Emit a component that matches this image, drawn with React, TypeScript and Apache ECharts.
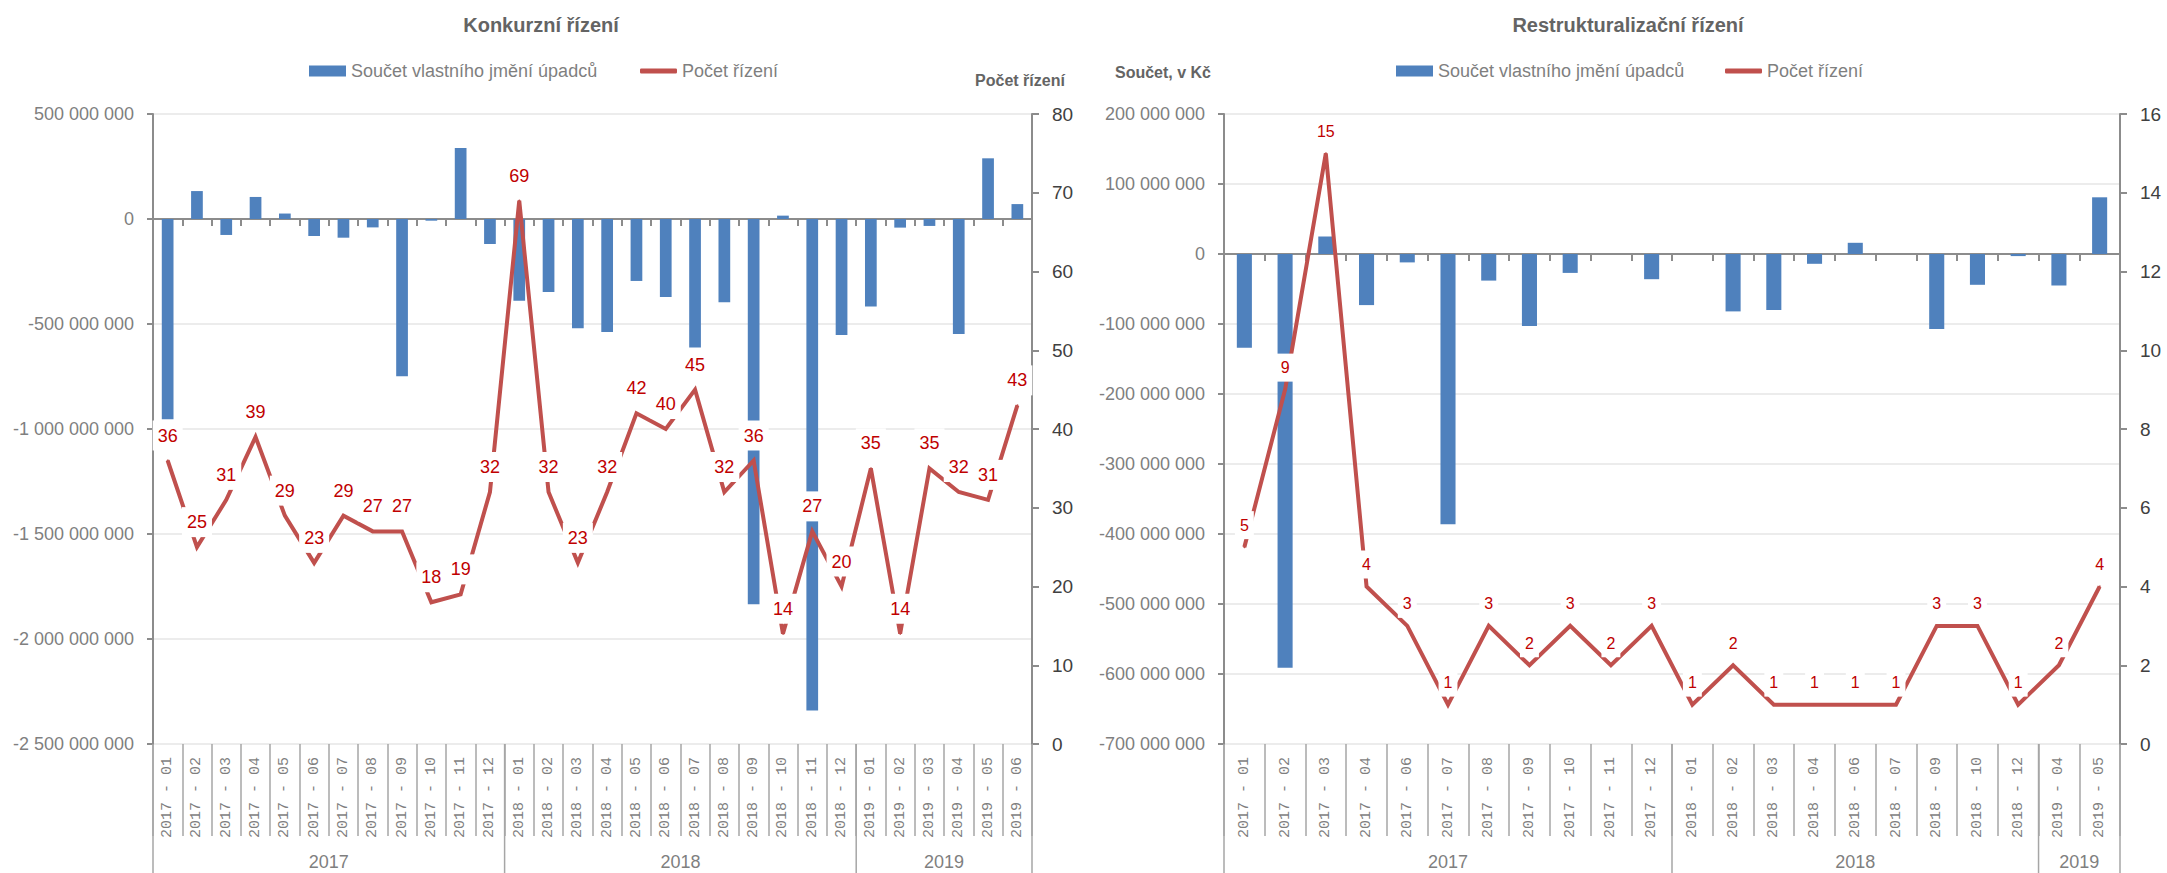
import React, { useEffect, useRef } from 'react';
import * as echarts from 'echarts';

// ---------- Data: Konkurzní řízení ----------
const konkCategories = [
  '2017 - 01', '2017 - 02', '2017 - 03', '2017 - 04', '2017 - 05', '2017 - 06',
  '2017 - 07', '2017 - 08', '2017 - 09', '2017 - 10', '2017 - 11', '2017 - 12',
  '2018 - 01', '2018 - 02', '2018 - 03', '2018 - 04', '2018 - 05', '2018 - 06',
  '2018 - 07', '2018 - 08', '2018 - 09', '2018 - 10', '2018 - 11', '2018 - 12',
  '2019 - 01', '2019 - 02', '2019 - 03', '2019 - 04', '2019 - 05', '2019 - 06',
];
const konkEquity = [
  -954e6, 133e6, -76e6, 105e6, 26e6, -81e6, -89e6, -40e6, -749e6, -8e6, 338e6, -119e6,
  -389e6, -348e6, -520e6, -538e6, -295e6, -371e6, -612e6, -397e6, -1835e6, 16e6, -2340e6, -552e6,
  -417e6, -41e6, -33e6, -548e6, 289e6, 71e6,
];
const konkCounts = [
  36, 25, 31, 39, 29, 23, 29, 27, 27, 18, 19, 32,
  69, 32, 23, 32, 42, 40, 45, 32, 36, 14, 27, 20,
  35, 14, 35, 32, 31, 43,
];

// ---------- Data: Restrukturalizační řízení ----------
const restCategories = [
  '2017 - 01', '2017 - 02', '2017 - 03', '2017 - 04', '2017 - 06', '2017 - 07',
  '2017 - 08', '2017 - 09', '2017 - 10', '2017 - 11', '2017 - 12',
  '2018 - 01', '2018 - 02', '2018 - 03', '2018 - 04', '2018 - 06', '2018 - 07',
  '2018 - 09', '2018 - 10', '2018 - 12',
  '2019 - 04', '2019 - 05',
];
const restEquity = [
  -134e6, -591e6, 25e6, -73e6, -12e6, -386e6, -38e6, -103e6, -27e6, 0, -36e6,
  0, -82e6, -80e6, -14e6, 16e6, 0, -107e6, -44e6, -3e6,
  -45e6, 81e6,
];
const restCounts = [
  5, 9, 15, 4, 3, 1, 3, 2, 3, 2, 3,
  1, 2, 1, 1, 1, 1, 3, 3, 1,
  2, 4,
];

const titles = ['Konkurzní řízení', 'Restrukturalizační řízení'];
const barName = 'Součet vlastního jmění úpadců';
const lineName = 'Počet řízení';
const leftAxisName = 'Součet, v Kč';
const rightAxisName = 'Počet řízení';

const FONT = '"Liberation Sans", Arial, sans-serif';
const MONO = '"Liberation Mono", "DejaVu Sans Mono", monospace';
const AXIS_GREY = '#8c8c8c';
const TEXT_GREY = '#7f7f7f';
const TITLE_GREY = '#646464';
const BAR_COLOR = '#4f81bd';
const LINE_COLOR = '#c0504d';
const LABEL_RED = '#c00000';

function fmtNum(v: number): string {
  const s = Math.abs(Math.round(v)).toString().replace(/\B(?=(\d{3})+(?!\d))/g, ' ');
  return (v < 0 ? '-' : '') + s;
}

function zeroXAxis(gridIndex: number, cats: string[], onZeroAxisIndex: number) {
  return {
    type: 'category',
    gridIndex,
    data: cats,
    position: 'bottom',
    axisLine: { show: true, onZero: true, onZeroAxisIndex, lineStyle: { color: AXIS_GREY, width: 2 } },
    axisTick: { show: true, length: 7, interval: 0, lineStyle: { color: AXIS_GREY, width: 2 } },
    axisLabel: { show: false },
    splitLine: { show: false },
  };
}

function labelXAxis(gridIndex: number, cats: string[]) {
  return {
    type: 'category',
    gridIndex,
    data: cats,
    position: 'bottom',
    axisLine: { show: false, onZero: false },
    axisTick: { show: true, length: 92, interval: 0, lineStyle: { color: '#a6a6a6', width: 1.5 } },
    axisLabel: {
      interval: 0,
      rotate: 90,
      margin: 13,
      color: TEXT_GREY,
      fontFamily: MONO,
      fontSize: 15,
    },
    splitLine: { show: false },
  };
}

function leftYAxis(gridIndex: number, min: number, max: number, interval: number) {
  return {
    type: 'value',
    gridIndex,
    position: 'left',
    min,
    max,
    interval,
    axisLine: { show: true, onZero: false, lineStyle: { color: AXIS_GREY, width: 2 } },
    axisTick: { show: true, length: 6, lineStyle: { color: AXIS_GREY, width: 2 } },
    axisLabel: { margin: 19, color: TEXT_GREY, fontSize: 18, fontFamily: FONT, formatter: fmtNum },
    splitLine: { show: true, lineStyle: { color: '#ececec', width: 2 } },
  };
}

function rightYAxis(gridIndex: number, min: number, max: number, interval: number) {
  return {
    type: 'value',
    gridIndex,
    position: 'right',
    min,
    max,
    interval,
    axisLine: { show: true, onZero: false, lineStyle: { color: AXIS_GREY, width: 2 } },
    axisTick: { show: true, length: 7, lineStyle: { color: AXIS_GREY, width: 2 } },
    axisLabel: { margin: 20, color: '#404040', fontSize: 19, fontFamily: FONT },
    splitLine: { show: false },
  };
}

function barSeries(xi: number, yi: number, data: number[], width: string) {
  return {
    type: 'bar',
    name: barName,
    xAxisIndex: xi,
    yAxisIndex: yi,
    data,
    barWidth: width,
    itemStyle: { color: BAR_COLOR },
  };
}

function lineSeries(xi: number, yi: number, data: number[], fontSize: number, distance: number, padding: number[]) {
  return {
    type: 'line',
    name: lineName,
    xAxisIndex: xi,
    yAxisIndex: yi,
    data,
    symbol: 'circle',
    symbolSize: 2,
    z: 3,
    lineStyle: { color: LINE_COLOR, width: 4, join: 'miter' },
    itemStyle: { color: LINE_COLOR },
    label: {
      show: true,
      position: 'top',
      distance,
      color: LABEL_RED,
      fontSize,
      fontFamily: FONT,
      backgroundColor: '#ffffff',
      padding,
    },
  };
}

function legendFor(left: number, name: string, color: string, icon: string, itemHeight: number) {
  return {
    left,
    top: 62,
    padding: 0,
    orient: 'horizontal',
    selectedMode: false,
    itemWidth: 37,
    itemHeight,
    icon,
    data: [{ name, icon, itemStyle: { color, borderWidth: 0 } }],
    textStyle: { color: TEXT_GREY, fontSize: 18, fontFamily: FONT, padding: [0, 0, 0, 0] },
  };
}

export default function App() {
  const ref = useRef<HTMLDivElement>(null);

  useEffect(() => {
    const el = ref.current;
    if (!el) return;
    const chart = echarts.init(el, undefined, { renderer: 'svg' });

    const option: any = {
      animation: false,
      backgroundColor: '#ffffff',
      grid: [
        { left: 153, right: 1135, top: 114, bottom: 129 },
        { left: 1224, right: 47, top: 114, bottom: 129 },
      ],
      xAxis: [
        zeroXAxis(0, konkCategories, 0),
        labelXAxis(0, konkCategories),
        zeroXAxis(1, restCategories, 2),
        labelXAxis(1, restCategories),
      ],
      yAxis: [
        leftYAxis(0, -2500000000, 500000000, 500000000),
        rightYAxis(0, 0, 80, 10),
        leftYAxis(1, -700000000, 200000000, 100000000),
        rightYAxis(1, 0, 16, 2),
      ],
      legend: [
        legendFor(309, barName, BAR_COLOR, 'rect', 11),
        legendFor(640, lineName, LINE_COLOR, 'roundRect', 5),
        legendFor(1396, barName, BAR_COLOR, 'rect', 11),
        legendFor(1725, lineName, LINE_COLOR, 'roundRect', 5),
      ],
      series: [
        barSeries(1, 0, konkEquity, '40%'),
        lineSeries(1, 1, konkCounts, 18, 9, [6, 5]),
        barSeries(3, 2, restEquity, '37%'),
        lineSeries(3, 3, restCounts, 16, 7, [6, 5]),
      ],
    };
    chart.setOption(option);

    const H = el.clientHeight || 873;
    const graphics: any[] = [];

    const yearParts = (xAxisIndex: number, yAxisIndex: number, cats: string[], yMin: number) => {
      const p0 = chart.convertToPixel({ xAxisIndex }, cats[0]) as number;
      const p1 = chart.convertToPixel({ xAxisIndex }, cats[1]) as number;
      const band = p1 - p0;
      const start = p0 - band / 2;
      const yTop = chart.convertToPixel({ yAxisIndex }, yMin) as number;
      const groups: { year: string; s: number; e: number }[] = [];
      cats.forEach((c, i) => {
        const y = c.slice(0, 4);
        const g = groups[groups.length - 1];
        if (!g || g.year !== y) groups.push({ year: y, s: i, e: i });
        else g.e = i;
      });
      const bounds = groups.map((g) => g.s).concat([cats.length]);
      bounds.forEach((b) => {
        const x = start + b * band;
        graphics.push({
          type: 'line',
          silent: true,
          shape: { x1: x, y1: yTop, x2: x, y2: H },
          style: { stroke: '#a6a6a6', lineWidth: 1.5 },
        });
      });
      groups.forEach((g) => {
        const cx = start + ((g.s + g.e + 1) / 2) * band;
        graphics.push({
          type: 'text',
          silent: true,
          x: cx,
          y: 862,
          style: {
            text: g.year,
            fill: TEXT_GREY,
            font: `18px ${FONT}`,
            align: 'center',
            verticalAlign: 'middle',
          },
        });
      });
    };

    yearParts(1, 0, konkCategories, -2500000000);
    yearParts(3, 2, restCategories, -700000000);

    const textEl = (text: string, x: number, y: number, size: number) => ({
      type: 'text',
      silent: true,
      x,
      y,
      style: {
        text,
        fill: TITLE_GREY,
        font: `bold ${size}px ${FONT}`,
        align: 'center',
        verticalAlign: 'middle',
      },
    });
    graphics.push(textEl(titles[0], 541, 25, 20));
    graphics.push(textEl(titles[1], 1628, 25, 20));
    graphics.push(textEl(rightAxisName, 1020, 80, 16));
    graphics.push(textEl(leftAxisName, 1163, 72, 16));

    chart.setOption({ graphic: graphics });

    return () => {
      chart.dispose();
    };
  }, []);

  return (
    <div
      ref={ref}
      style={{ position: 'absolute', left: 0, top: 0, width: 2167, height: 873 }}
    />
  );
}
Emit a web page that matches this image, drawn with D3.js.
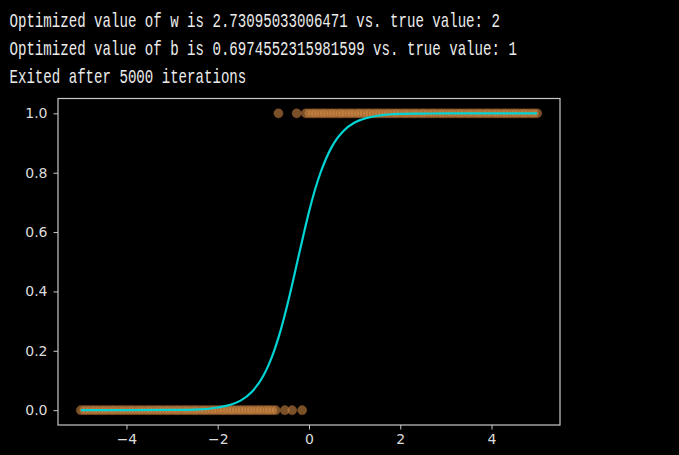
<!DOCTYPE html>
<html>
<head>
<meta charset="utf-8">
<script src="https://cdn.jsdelivr.net/npm/d3@7"></script>
<style>
html,body{margin:0;padding:0;background:#000;}
svg{display:block;}
</style>
</head>
<body>
<svg id="chart" width="679" height="455"></svg>
<script>
// ---- data ----
const headerLines = [
  "Optimized value of w is 2.73095033006471 vs. true value: 2",
  "Optimized value of b is 0.6974552315981599 vs. true value: 1",
  "Exited after 5000 iterations"
];
// samples labelled 0
const xLabel0 = [-5.00,-4.93,-4.87,-4.80,-4.73,-4.67,-4.60,-4.53,-4.47,-4.40,-4.33,-4.27,-4.20,-4.13,-4.07,
  -4.00,-3.93,-3.87,-3.80,-3.73,-3.67,-3.60,-3.53,-3.47,-3.40,-3.33,-3.27,-3.20,-3.13,-3.07,
  -3.00,-2.93,-2.87,-2.80,-2.73,-2.67,-2.60,-2.53,-2.47,-2.40,-2.33,-2.27,-2.20,-2.13,-2.07,
  -2.00,-1.93,-1.87,-1.80,-1.73,-1.67,-1.60,-1.53,-1.47,-1.40,-1.33,-1.27,-1.20,-1.13,-1.07,
  -1.00,-0.93,-0.87,-0.80,-0.73,-0.53,-0.37,-0.15];
// samples labelled 1
const xLabel1 = [-0.67,-0.27,-0.07,
  0.00,0.07,0.13,0.20,0.27,0.33,0.40,0.47,0.53,0.60,0.67,0.73,0.80,0.87,0.93,
  1.00,1.07,1.13,1.20,1.27,1.33,1.40,1.47,1.53,1.60,1.67,1.73,1.80,1.87,1.93,
  2.00,2.07,2.13,2.20,2.27,2.33,2.40,2.47,2.53,2.60,2.67,2.73,2.80,2.87,2.93,
  3.00,3.07,3.13,3.20,3.27,3.33,3.40,3.47,3.53,3.60,3.67,3.73,3.80,3.87,3.93,
  4.00,4.07,4.13,4.20,4.27,4.33,4.40,4.47,4.53,4.60,4.67,4.73,4.80,4.87,4.93,5.00];
// fitted curve
const curveX = [-5,-4,-3,-2.5,-2,-1.75,-1.5,-1.25,-1,-0.875,-0.75,-0.625,-0.5,-0.375,-0.25,-0.125,
  0,0.125,0.25,0.375,0.5,0.625,0.75,1,1.25,1.5,2,2.5,3,4,5];
const curveY = [0.000,0.000,0.001,0.002,0.009,0.017,0.032,0.062,0.116,0.156,0.206,0.267,0.339,0.419,0.504,0.588,
  0.668,0.739,0.799,0.848,0.887,0.917,0.940,0.969,0.984,0.992,0.998,0.999,1.000,1.000,1.000];
const xTicks = [-4,-2,0,2,4];
const yTicks = [0.0,0.2,0.4,0.6,0.8,1.0];

// ---- drawing ----
const svg = d3.select("#chart");
const mLeft = 58, mRight = 560, mTop = 98.5, mBottom = 425;
const x = d3.scaleLinear().domain([-5.5,5.5]).range([mLeft,mRight]);
const y = d3.scaleLinear().domain([-0.05,1.05]).range([mBottom,mTop]);

// header text (narrow, tall console font: monospace stretched vertically)
svg.append("g").selectAll("text").data(headerLines).join("text")
  .attr("transform", (d,i) => `translate(9.5,${27.3 + i*28}) scale(1,1.48)`)
  .attr("fill", "#ececec")
  .style("font-family", "'Liberation Mono','DejaVu Sans Mono',monospace")
  .style("font-size", "14.1px")
  .text(d => d);

// points
const pts = xLabel0.map(v => ({x:v, y:0})).concat(xLabel1.map(v => ({x:v, y:1})));
svg.append("g").selectAll("circle").data(pts).join("circle")
  .attr("cx", d => x(d.x)).attr("cy", d => y(d.y)).attr("r", 4.6)
  .attr("fill", "#d08a45").attr("fill-opacity", 0.58)
  .attr("stroke", "#8a5328").attr("stroke-opacity", 0.5).attr("stroke-width", 0.8);

// curve
const cdata = curveX.map((v,i) => [v, curveY[i]]);
svg.append("path").datum(cdata)
  .attr("fill","none").attr("stroke","#00d4d4").attr("stroke-width",2.2)
  .attr("d", d3.line().x(d => x(d[0])).y(d => y(d[1])).curve(d3.curveMonotoneX));

// axes
const axisColor = "#c8c8c8";
const xAxis = svg.append("g").attr("transform", `translate(0,${mBottom})`)
  .call(d3.axisBottom(x).tickValues(xTicks).tickSize(4.5).tickPadding(5).tickFormat(d => d3.format("")(d).replace("-", "\u2212")));
const yAxis = svg.append("g").attr("transform", `translate(${mLeft},0)`)
  .call(d3.axisLeft(y).tickValues(yTicks).tickSize(4.5).tickPadding(6).tickFormat(d3.format(".1f")));
[xAxis, yAxis].forEach(a => {
  a.select(".domain").remove();
  a.selectAll("line").attr("stroke", axisColor);
  a.selectAll("text").attr("fill", "#dcdcdc")
    .style("font-family", "'DejaVu Sans',sans-serif").style("font-size", "14px");
});
// frame
svg.append("rect").attr("x", mLeft).attr("y", mTop).attr("width", mRight-mLeft).attr("height", mBottom-mTop)
  .attr("fill","none").attr("stroke", axisColor).attr("stroke-width", 1.2);
</script>
</body>
</html>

◆ ◆ ◆ ◆

Starting at the first line of the entries, restate word for word everything through the line that holds "const rightAxisName = 'Počet řízení';", both ends included, but omit any pictures.

> EXPECTED OUTPUT
Emit a component that matches this image, drawn with React, TypeScript and Apache ECharts.
import React, { useEffect, useRef } from 'react';
import * as echarts from 'echarts';

// ---------- Data: Konkurzní řízení ----------
const konkCategories = [
  '2017 - 01', '2017 - 02', '2017 - 03', '2017 - 04', '2017 - 05', '2017 - 06',
  '2017 - 07', '2017 - 08', '2017 - 09', '2017 - 10', '2017 - 11', '2017 - 12',
  '2018 - 01', '2018 - 02', '2018 - 03', '2018 - 04', '2018 - 05', '2018 - 06',
  '2018 - 07', '2018 - 08', '2018 - 09', '2018 - 10', '2018 - 11', '2018 - 12',
  '2019 - 01', '2019 - 02', '2019 - 03', '2019 - 04', '2019 - 05', '2019 - 06',
];
const konkEquity = [
  -954e6, 133e6, -76e6, 105e6, 26e6, -81e6, -89e6, -40e6, -749e6, -8e6, 338e6, -119e6,
  -389e6, -348e6, -520e6, -538e6, -295e6, -371e6, -612e6, -397e6, -1835e6, 16e6, -2340e6, -552e6,
  -417e6, -41e6, -33e6, -548e6, 289e6, 71e6,
];
const konkCounts = [
  36, 25, 31, 39, 29, 23, 29, 27, 27, 18, 19, 32,
  69, 32, 23, 32, 42, 40, 45, 32, 36, 14, 27, 20,
  35, 14, 35, 32, 31, 43,
];

// ---------- Data: Restrukturalizační řízení ----------
const restCategories = [
  '2017 - 01', '2017 - 02', '2017 - 03', '2017 - 04', '2017 - 06', '2017 - 07',
  '2017 - 08', '2017 - 09', '2017 - 10', '2017 - 11', '2017 - 12',
  '2018 - 01', '2018 - 02', '2018 - 03', '2018 - 04', '2018 - 06', '2018 - 07',
  '2018 - 09', '2018 - 10', '2018 - 12',
  '2019 - 04', '2019 - 05',
];
const restEquity = [
  -134e6, -591e6, 25e6, -73e6, -12e6, -386e6, -38e6, -103e6, -27e6, 0, -36e6,
  0, -82e6, -80e6, -14e6, 16e6, 0, -107e6, -44e6, -3e6,
  -45e6, 81e6,
];
const restCounts = [
  5, 9, 15, 4, 3, 1, 3, 2, 3, 2, 3,
  1, 2, 1, 1, 1, 1, 3, 3, 1,
  2, 4,
];

const titles = ['Konkurzní řízení', 'Restrukturalizační řízení'];
const barName = 'Součet vlastního jmění úpadců';
const lineName = 'Počet řízení';
const leftAxisName = 'Součet, v Kč';
const rightAxisName = 'Počet řízení';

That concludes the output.